Tuesday 6 December 2011

Countdown to Christmas: Editor Sarah Odedina of Hot Key Books

Sarah Odedina, formerly Editor-in-chief of Bloomsbury's children's division, is the Managing Director of the all new Hot Key Books where the focus will be on fiction for 9 plus. The interesting name derives from the power of stories to open doors and feed the imagination of readers. 

Sarah Odedina
Sarah says that the name also reflects the digital age in which we now live, through its association with ‘hot key’ commands. The name, like Sarah, radiates energy and dynamism.

 Under Bloomsbury, she was the brains behind Harry Potter and now she is heading up her own imprint, aiming to publish thirty to fifty books a year. So, 2012 already looks good for writers and readers alike!

Here is Sarah's wishlist which does not contain the jewellery or mince pies she told us she wanted as well. Cake's still there though.

1 That every christmas stocking in the country has a book in it

2 That the children's book market has a boom year in 2012

3 That I don't eat too much Christmas cake - which I apparently find irresistible.

And what's her favourite book?

Wide Sargasso Sea by Jean Rhys


  1. After reading the stats that said only 1 in 3 children owned a book, I heartily concur with Sarah's first wish!
    And very good wishes to Sarah for loads of success with Hot Key Books.

  2. I love the generosity displayed here - all three items give everyone a share in Sarah's list.

  3. Thanks for the info on this new imprint! Doing my best to spread books to folks this Christmas too!

  4. Think I might be balancing things out - I've bought about 10 books for my daughters so far this Christmas! But such a shame that some children are "spoilt" in their access to reading material, while libraries close and parents increasingly see technology skills as being more inportant than literacy and the pure joy of reading.

  5. All the more reason to keep libraries open! I'm so glad that my kids love reading, as a mother I think that's one thing I actually got right.

    Sarah, enjoy the Christmas cake while it lasts and lots of luck with Hot Key Books! May it boom along with the children's book market!

  6. Watched a silly little gameshow yesterday called Pointless.
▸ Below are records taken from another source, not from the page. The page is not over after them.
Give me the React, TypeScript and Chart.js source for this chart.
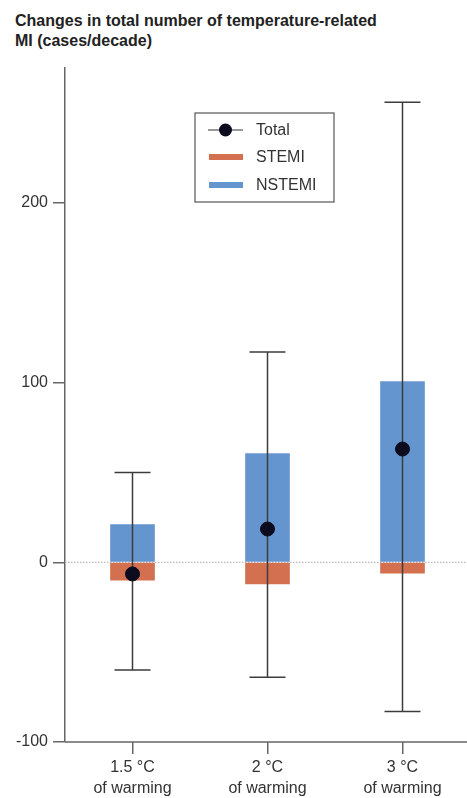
import React, { useEffect, useRef } from 'react';
import { Chart, registerables } from 'chart.js';
Chart.register(...registerables);

const categories = [
  ['1.5 °C', 'of warming'],
  ['2 °C', 'of warming'],
  ['3 °C', 'of warming'],
];
const stemi = [-10, -12, -6];
const nstemi = [21, 60.5, 100.5];
const total = [-6.5, 18.5, 63];
const totalLow = [-60, -64, -83];
const totalHigh = [50, 117, 256];
const yTicks = [-100, 0, 100, 200];

const FONT = '"Liberation Sans", Arial, sans-serif';
const AXIS = '#666666';
const TEXT = '#333333';
const STEMI_COLOR = '#d2704f';
const NSTEMI_COLOR = '#6595cf';
const TOTAL_COLOR = '#0c0c1e';

const zeroLine = {
  id: 'zeroLine',
  beforeDatasetsDraw(chart: any) {
    const { ctx, chartArea } = chart;
    const y = chart.scales.y.getPixelForValue(0);
    ctx.save();
    ctx.strokeStyle = '#a8a8a8';
    ctx.lineWidth = 1;
    ctx.setLineDash([1.5, 1.5]);
    ctx.beginPath();
    ctx.moveTo(chartArea.left, y);
    ctx.lineTo(chart.width, y);
    ctx.stroke();
    ctx.restore();
  },
};

const xAxisLine = {
  id: 'xAxisLine',
  afterDraw(chart: any) {
    const { ctx, chartArea } = chart;
    ctx.save();
    ctx.strokeStyle = AXIS;
    ctx.lineWidth = 1.5;
    ctx.beginPath();
    ctx.moveTo(chartArea.left, chartArea.bottom);
    ctx.lineTo(chart.width, chartArea.bottom);
    ctx.stroke();
    ctx.restore();
  },
};

const errorBars = {
  id: 'errorBars',
  beforeDatasetDraw(chart: any, args: any) {
    if (args.index !== 0) return;
    const { ctx } = chart;
    const xs = chart.scales.x;
    const ys = chart.scales.y;
    ctx.save();
    ctx.strokeStyle = '#3c3c3c';
    ctx.lineWidth = 1.5;
    total.forEach((_, i) => {
      const px = xs.getPixelForValue(i);
      const top = ys.getPixelForValue(totalHigh[i]);
      const bot = ys.getPixelForValue(totalLow[i]);
      ctx.beginPath();
      ctx.moveTo(px, top);
      ctx.lineTo(px, bot);
      ctx.moveTo(px - 18, top);
      ctx.lineTo(px + 18, top);
      ctx.moveTo(px - 18, bot);
      ctx.lineTo(px + 18, bot);
      ctx.stroke();
    });
    ctx.restore();
  },
};

const boxLegend = {
  id: 'boxLegend',
  afterDraw(chart: any) {
    const { ctx } = chart;
    const ds = chart.data.datasets;
    const bx = 195, by = 113, bw = 139, bh = 89;
    ctx.save();
    ctx.strokeStyle = '#555';
    ctx.lineWidth = 1.2;
    ctx.strokeRect(bx, by, bw, bh);
    ctx.font = `16px ${FONT}`;
    ctx.fillStyle = TEXT;
    ctx.textBaseline = 'middle';
    const rows = [130, 157, 185];
    ds.forEach((d: any, i: number) => {
      const cy = rows[i];
      if (i === 0) {
        ctx.strokeStyle = '#333';
        ctx.lineWidth = 1.2;
        ctx.beginPath();
        ctx.moveTo(208, cy);
        ctx.lineTo(243, cy);
        ctx.stroke();
        ctx.fillStyle = TOTAL_COLOR;
        ctx.beginPath();
        ctx.arc(225.5, cy, 6.5, 0, Math.PI * 2);
        ctx.fill();
      } else {
        ctx.fillStyle = d.backgroundColor;
        ctx.fillRect(209, cy - 3, 34, 6);
      }
      ctx.fillStyle = TEXT;
      ctx.fillText(d.label, 256, cy + 1);
    });
    ctx.restore();
  },
};

export default function App() {
  const ref = useRef<HTMLCanvasElement>(null);
  useEffect(() => {
    if (!ref.current) return;
    const chart = new Chart(ref.current, {
      type: 'bar',
      data: {
        labels: categories as any,
        datasets: [
          {
            type: 'line',
            label: 'Total',
            data: total,
            showLine: false,
            pointRadius: 7,
            pointHoverRadius: 7,
            backgroundColor: TOTAL_COLOR,
            borderColor: TOTAL_COLOR,
            stack: 'total',
          } as any,
          {
            label: 'STEMI',
            data: stemi,
            backgroundColor: STEMI_COLOR,
            barThickness: 44,
            stack: 'bars',
          },
          {
            label: 'NSTEMI',
            data: nstemi,
            backgroundColor: NSTEMI_COLOR,
            barThickness: 44,
            stack: 'bars',
          },
        ],
      },
      options: {
        animation: false,
        responsive: false,
        layout: { padding: { top: 68, left: 0, right: 0, bottom: 0 } },
        plugins: { legend: { display: false }, tooltip: { enabled: false }, title: { display: false } },
        scales: {
          x: {
            stacked: true,
            offset: true,
            afterFit: (s: any) => { s.height = 56; },
            grid: { drawOnChartArea: false, offset: false, tickLength: 12, color: AXIS, lineWidth: 1.5 },
            border: { display: false },
            ticks: { font: { family: FONT, size: 16, lineHeight: 1.3 }, color: TEXT, padding: 3, maxRotation: 0 },
          },
          y: {
            stacked: true,
            min: -100,
            max: 275,
            afterBuildTicks: (s: any) => { s.ticks = yTicks.map((v) => ({ value: v })); },
            afterFit: (s: any) => { s.width = 65; },
            grid: { drawOnChartArea: false, tickLength: 12, color: AXIS, lineWidth: 1.5 },
            border: { color: AXIS, width: 1.5 },
            ticks: { font: { family: FONT, size: 16 }, color: TEXT, padding: 5 },
          },
        },
      },
      plugins: [zeroLine, errorBars, xAxisLine, boxLegend],
    });
    return () => chart.destroy();
  }, []);
  return (
    <div style={{ position: 'fixed', left: 0, top: 0, width: 467, height: 798, overflow: 'hidden', background: '#fff' }}>
      <div
        style={{
          position: 'absolute',
          left: 15,
          top: 11,
          font: `bold 16px ${FONT}`,
          lineHeight: '20px',
          color: '#222',
          letterSpacing: '0px',
        }}
      >
        Changes in total number of temperature-related
        <br />
        MI (cases/decade)
      </div>
      <canvas ref={ref} width={478} height={798} style={{ position: 'absolute', left: 0, top: 0 }} />
    </div>
  );
}
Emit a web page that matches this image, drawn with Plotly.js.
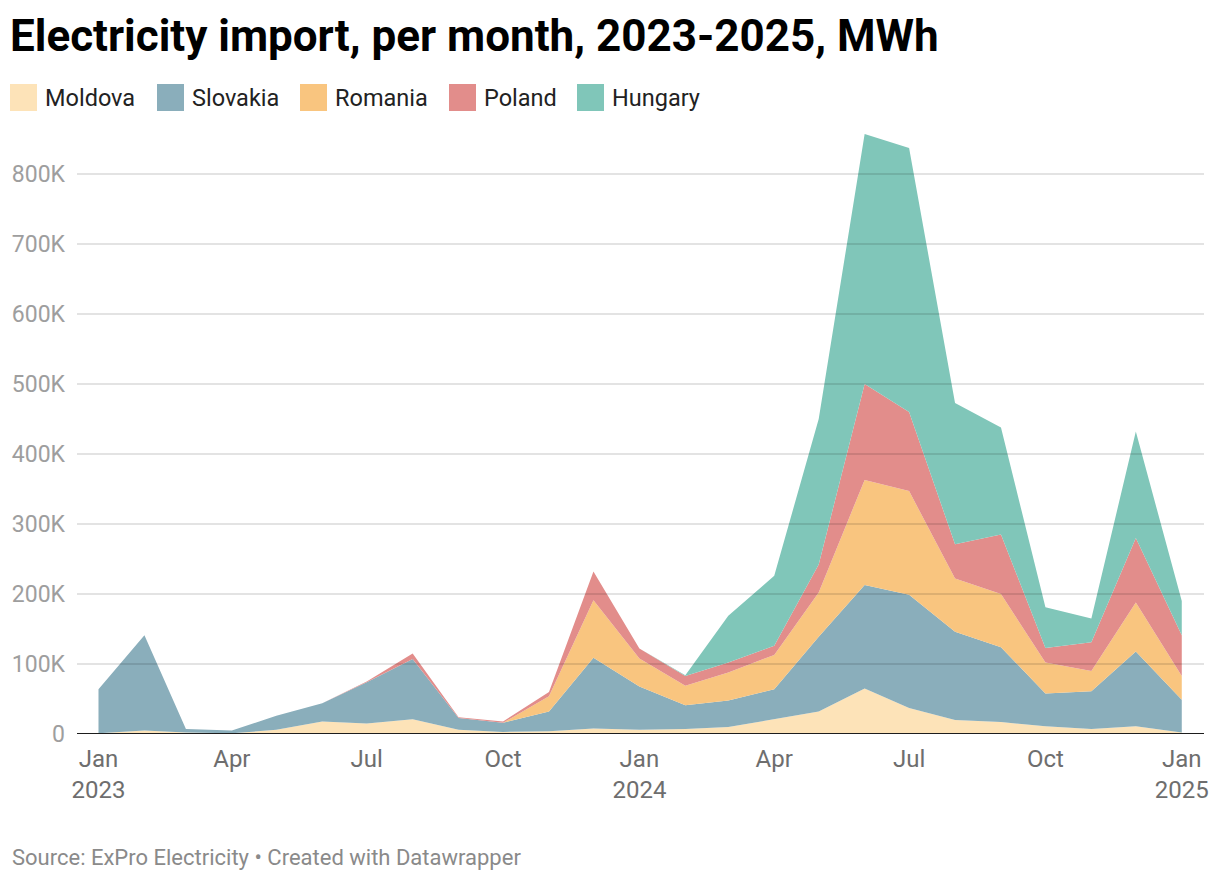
<!DOCTYPE html>
<html>
<head>
<meta charset="utf-8">
<script src="https://cdn.plot.ly/plotly-3.0.1.min.js"></script>
<style>
html,body{margin:0;padding:0;background:#fff;}
#chart{width:1220px;height:882px;}
</style>
</head>
<body>
<div id="chart"></div>
<script>
// ---- data (MWh) ----
const months = [
  "2023-01-01","2023-02-01","2023-03-01","2023-04-01","2023-05-01","2023-06-01",
  "2023-07-01","2023-08-01","2023-09-01","2023-10-01","2023-11-01","2023-12-01",
  "2024-01-01","2024-02-01","2024-03-01","2024-04-01","2024-05-01","2024-06-01",
  "2024-07-01","2024-08-01","2024-09-01","2024-10-01","2024-11-01","2024-12-01",
  "2025-01-01"
];
const moldova  = [1000,5000,2000,1000,6000,18000,15000,21000,6000,3000,4000,8000,6000,7000,10000,21000,32000,65000,37000,20000,17000,11000,7000,11000,2000];
const slovakia = [63000,136000,5000,4000,20000,26000,59000,86000,17000,13000,28000,101000,62000,34000,38000,43000,107000,148000,162000,126000,107000,47000,54000,107000,47000];
const romania  = [0,0,0,0,0,0,0,0,0,0,22000,82000,40000,28000,40000,49000,63000,150000,148000,76000,76000,44000,29000,70000,34000];
const poland   = [0,0,0,0,0,0,1000,8000,1000,2000,6000,41000,14000,14000,14000,13000,40000,137000,113000,49000,85000,21000,41000,92000,58000];
const hungary  = [0,0,0,0,0,0,0,0,0,0,0,0,0,1000,67000,100000,208000,357000,377000,202000,153000,58000,34000,152000,49000];

const seriesNames  = ["Moldova","Slovakia","Romania","Poland","Hungary"];
const seriesValues = [moldova, slovakia, romania, poland, hungary];
const seriesColors = ["#fde3b8","#8aaebb","#f9c57f","#e28d8b","#80c6b9"];

const yTickVals = [0,100000,200000,300000,400000,500000,600000,700000,800000];
const yTickText = ["0","100K","200K","300K","400K","500K","600K","700K","800K"];
const xTickVals = ["2023-01-01","2023-04-01","2023-07-01","2023-10-01","2024-01-01","2024-04-01","2024-07-01","2024-10-01","2025-01-01"];
const xTickText = ["Jan<br>2023","Apr","Jul","Oct","Jan<br>2024","Apr","Jul","Oct","Jan<br>2025"];

// ---- layout geometry ----
const W = 1220, H = 882;
const M = {l:77, r:16, t:125, b:148};
const plotW = W - M.l - M.r, plotH = H - M.t - M.b;
const px = x => (x - M.l) / plotW;
const py = y => (H - M.b - y) / plotH;

const FONT = "Roboto, 'Open Sans', sans-serif";

const traces = seriesNames.map((name, i) => ({
  type: "scatter",
  mode: "lines",
  name: name,
  x: months,
  y: seriesValues[i],
  stackgroup: "one",
  fill: "tonexty",
  fillcolor: seriesColors[i],
  line: {width: 0, color: seriesColors[i]},
  hoverinfo: "skip",
  showlegend: false
}));

// gridlines over the areas (semi-transparent like the reference)
const shapes = yTickVals.filter(v => v > 0).map(v => ({
  type: "line", layer: "above", xref: "paper", yref: "y",
  x0: 0, x1: 1, y0: v, y1: v,
  line: {color: "rgba(0,0,0,0.11)", width: 2}
}));
shapes.push({
  type: "line", layer: "above", xref: "paper", yref: "y",
  x0: 0, x1: 1, y0: 0, y1: 0,
  line: {color: "#1d1d1d", width: 2}
});

// custom legend: big square swatches + labels
const legendX = [10, 157, 300, 449, 577];
const legendCY = 97.5, sw = 27;
const annotations = [];
seriesNames.forEach((name, i) => {
  shapes.push({
    type: "rect", xref: "paper", yref: "paper", layer: "above",
    x0: px(legendX[i]), x1: px(legendX[i] + sw),
    y0: py(legendCY - sw/2), y1: py(legendCY + sw/2),
    fillcolor: seriesColors[i], line: {width: 0}
  });
  annotations.push({
    xref: "paper", yref: "paper", showarrow: false,
    x: px(legendX[i] + sw + 6), y: py(legendCY),
    xanchor: "left", yanchor: "middle",
    text: name, font: {family: FONT, size: 23.5, color: "#222"}
  });
});
annotations.push({
  xref: "paper", yref: "paper", showarrow: false,
  x: px(10), y: py(857), xanchor: "left", yanchor: "middle",
  text: "Source: ExPro Electricity • Created with Datawrapper",
  font: {family: FONT, size: 22, color: "#8a8a8a"}
});

const layout = {
  width: W, height: H,
  margin: M,
  paper_bgcolor: "#fff", plot_bgcolor: "#fff",
  showlegend: false,
  hovermode: false,
  font: {family: FONT},
  title: {
    text: "<b>Electricity import, per month, 2023-2025, MWh</b>",
    font: {family: FONT, size: 44, color: "#000"},
    xref: "container", yref: "container",
    x: 10 / W, xanchor: "left",
    y: 1 - 36 / H, yanchor: "middle"
  },
  xaxis: {
    type: "date",
    range: ["2022-12-17 12:00", "2025-01-16"],
    tickmode: "array", tickvals: xTickVals, ticktext: xTickText,
    showgrid: false, zeroline: false, showline: false,
    ticks: "", ticklabelstandoff: 8,
    tickfont: {family: FONT, size: 24, color: "#6e6e6e"},
    fixedrange: true
  },
  yaxis: {
    range: [0, 870000],
    tickmode: "array", tickvals: yTickVals, ticktext: yTickText,
    showgrid: false, zeroline: false, showline: false,
    ticks: "", ticklabelstandoff: 11,
    tickfont: {family: FONT, size: 23, color: "#9e9e9e"},
    fixedrange: true
  },
  shapes: shapes,
  annotations: annotations
};

Plotly.newPlot("chart", traces, layout, {displayModeBar: false, staticPlot: true});
</script>
</body>
</html>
First two questions were respectively about Eurovision host cities and identifying novels from their heroes. The Eurovision cities scored a lot higher than novels with one contestant actually proposing that Winston Smith was the hero of Chariots of Fire! Was that a novel even? So yes, more books please!

  7. I heard that statistic too Nicky. Having surrounded my children with books from day one, I find it weird that others don't do the same but then remembered I had very few books as a child because my parent couldn't afford them - which is why libraries and especially school libraries are so important.

  8. As a teacher, parent and book lover I whole heartedly agree with the book/ child issue. But I don't agree with the 1 in 3 stat. Certainly all children under 5 are provided with free books through book start and schoools are forever sending them home. The issue is no one reads with themW
    I currently run several early morning storytimes at my school. They are open to both children and parents, the kids come in droves, but getting the parents there is really hard work and often it is they that need these skills most.

    Looking forward to next week, I'll be reading 'I was a rat' every morning to KS 2 children :-)

  9. George, can't comment on the accuracy of the stats, but here's the link:

  10. In total agreement with all these posts (except Christmas cake - sorry as with everything else not something I can eat) but love Wide Sargasso Sea and every year I buy my children and now grandchildren books. It is a big part of Christmas. Another brilliant and, as Kathy says, generous post.

  11. I agree that a book in every stocking would be great.

    And George, I loved 'I Was a Rat'! So envious of your week ahead :)

  12. Thank you Sarah for your part in bringing Harry Potter to the world. He turned my kids into readers (and writers too).
    Thank you for publishing great books kids want to read.

  13. I second Jan. And I'd add a wish that somewhere accessible in the UK there'd be a really fun, big public book fair like the French children's book fair in Montreuil, Paris, held just before the Christmas rush. Every kids book publisher has a colourful stand designed to appeal to children first -and you see kids reading on the spot, choosing their books and queuing up to watch their favourite illustrator dedicate their book to them with an original art work. Some families (who come from all income brackets, all over France) get given book tokens to spend, from their local authorities so it's not just for an elite either. Having signed books there myself and talked to kids, parents and teachers and librarians who visit, I see how it fosters a respect for kids books and rich direct exchanges between publishers, authors and readers that bypass normal commercial channels.
    It's also the mainstay of some smaller publishers' yearly sales - which might explain why there's a greater diversity of books for children in France.
    Please tell me there IS a pre-Christmas book fair like this in the UK that I don't know about - if not that we can wish for one, and that it will happen!